The ONLY way the strategy we've explained will work is when it's "content" driven!

For a B2B initiative to work, the reseller must create content (in addition to its product catalog) to execute a successful inbound strategy. Remember, this strategy requires targeting "top-of-the-funnel" sales leads and targeting visitors who are not at the decision stage of the buying cycle.

This strategy means deploying content that has been created to educate visitors and to build trust.

The approach is quite deliberate, but the consequence is that it doesn't result in an immediate sale. Instead, as we've explained, it requires a longer selling cycle to allow for the time needed to develop brand awareness and trust in the value proposition. The objective is that when the lead has reached its decision stage in the buying cycle, the marketer has successfully positioned its business to benefit from that decision.

One of the many consequences of this strategy is that different content has to be created that can be effectively targeted to varying personas at various stages of the buying cycle. This content must be delivered through blogging, social media, and clever, direct email marketing strategies.

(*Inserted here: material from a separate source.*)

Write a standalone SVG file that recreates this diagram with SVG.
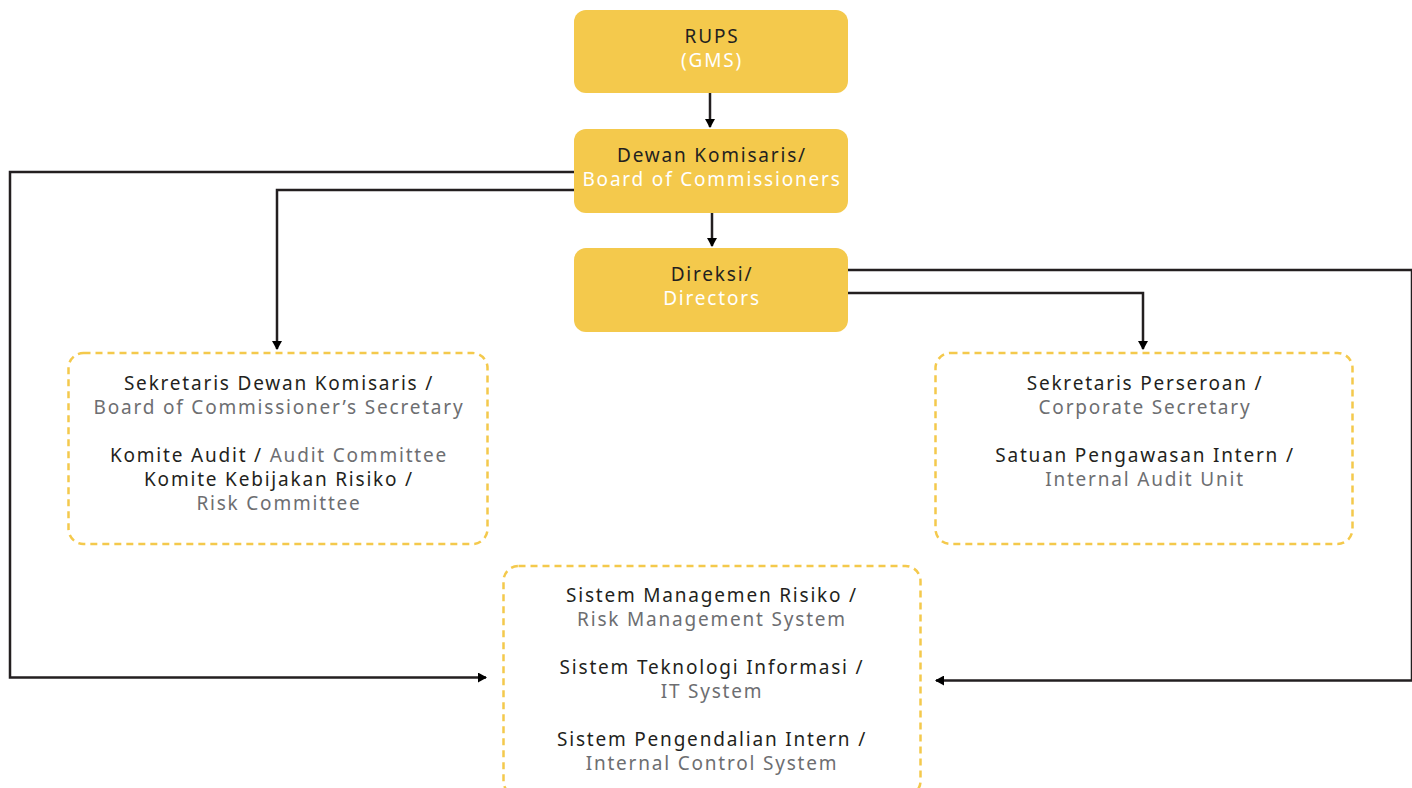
<svg xmlns="http://www.w3.org/2000/svg" width="1412" height="788" viewBox="0 0 1412 788">
  <style>
    .box { fill: #f4c94c; }
    .dash { fill: none; stroke: #f4c94c; stroke-width: 2.5; stroke-dasharray: 7 5; }
    .wire { fill: none; stroke: #231f20; stroke-width: 2.5; }
    text { font-family: "Noto Sans", "Open Sans", sans-serif; font-size: 19px; letter-spacing: 1.8px; text-anchor: middle; dominant-baseline: central; }
    .d { fill: #231f20; }
    .w { fill: #ffffff; }
    .g { fill: #6d6e71; }
  </style>
  <defs>
    <marker id="arrow" markerWidth="10" markerHeight="10" refX="8" refY="5" orient="auto" markerUnits="userSpaceOnUse">
      <path d="M0,0 L9,5 L0,10 Z" fill="#000"/>
    </marker>
  </defs>
  <rect width="1412" height="788" fill="#ffffff"/>

  <g id="connectors">
    <path class="wire" d="M710,93 V127" marker-end="url(#arrow)"/>
    <path class="wire" d="M712,213 V246" marker-end="url(#arrow)"/>
    <path class="wire" d="M574,172 H10 V677.5 H486" marker-end="url(#arrow)"/>
    <path class="wire" d="M574,190 H277 V349" marker-end="url(#arrow)"/>
    <path class="wire" d="M848,270 H1412 V680.5 H936" marker-end="url(#arrow)"/>
    <path class="wire" d="M848,293 H1143 V349" marker-end="url(#arrow)"/>
  </g>

  <g id="rups">
    <rect class="box" x="574" y="10" width="274" height="83" rx="12"/>
    <text class="d" x="712" y="36">RUPS</text>
    <text class="w" x="712" y="60">(GMS)</text>
  </g>

  <g id="board-of-commissioners">
    <rect class="box" x="574" y="129" width="274" height="84" rx="12"/>
    <text class="d" x="712" y="155">Dewan Komisaris/</text>
    <text class="w" x="712" y="179">Board of Commissioners</text>
  </g>

  <g id="directors">
    <rect class="box" x="574" y="248" width="274" height="84" rx="12"/>
    <text class="d" x="712" y="274">Direksi/</text>
    <text class="w" x="712" y="298">Directors</text>
  </g>

  <g id="commissioner-committees">
    <rect class="dash" x="68.5" y="353" width="419" height="191" rx="15"/>
    <text class="d" x="279" y="383">Sekretaris Dewan Komisaris /</text>
    <text class="g" x="279" y="407">Board of Commissioner’s Secretary</text>
    <text x="279" y="455"><tspan class="d">Komite Audit / </tspan><tspan class="g">Audit Committee</tspan></text>
    <text class="d" x="279" y="479">Komite Kebijakan Risiko /</text>
    <text class="g" x="279" y="503">Risk Committee</text>
  </g>

  <g id="corporate-units">
    <rect class="dash" x="935.5" y="353" width="417" height="191" rx="15"/>
    <text class="d" x="1145" y="383">Sekretaris Perseroan /</text>
    <text class="g" x="1145" y="407">Corporate Secretary</text>
    <text class="d" x="1145" y="455">Satuan Pengawasan Intern /</text>
    <text class="g" x="1145" y="479">Internal Audit Unit</text>
  </g>

  <g id="systems">
    <rect class="dash" x="503.5" y="566" width="417" height="230" rx="15"/>
    <text class="d" x="712" y="595">Sistem Managemen Risiko /</text>
    <text class="g" x="712" y="619">Risk Management System</text>
    <text class="d" x="712" y="667">Sistem Teknologi Informasi /</text>
    <text class="g" x="712" y="691">IT System</text>
    <text class="d" x="712" y="739">Sistem Pengendalian Intern /</text>
    <text class="g" x="712" y="763">Internal Control System</text>
  </g>
</svg>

While it may be convenient to think (hope) it's possible to open up an online store and then sit back and wait for the orders to start flowing in, it's simply never going to happen.

Furthermore, something far more fundamental is taking place here, and that's the matter of business survival. To survive, more and more businesses are being forced to upgrade their capabilities and improve their value proposition. Those that don't (including office products and equipment resellers) face ever-increasing churn (loss) on their customer base and are eventually destined to go out of business.

It's not just a question of figuring out how to start doing e-commerce; it's about improving the value proposition, embracing technology, making it possible for customers to do business seamlessly, and filling a sales pipeline with qualified leads to help develop an office products growth opportunity, profitably increase revenues, and increase market share.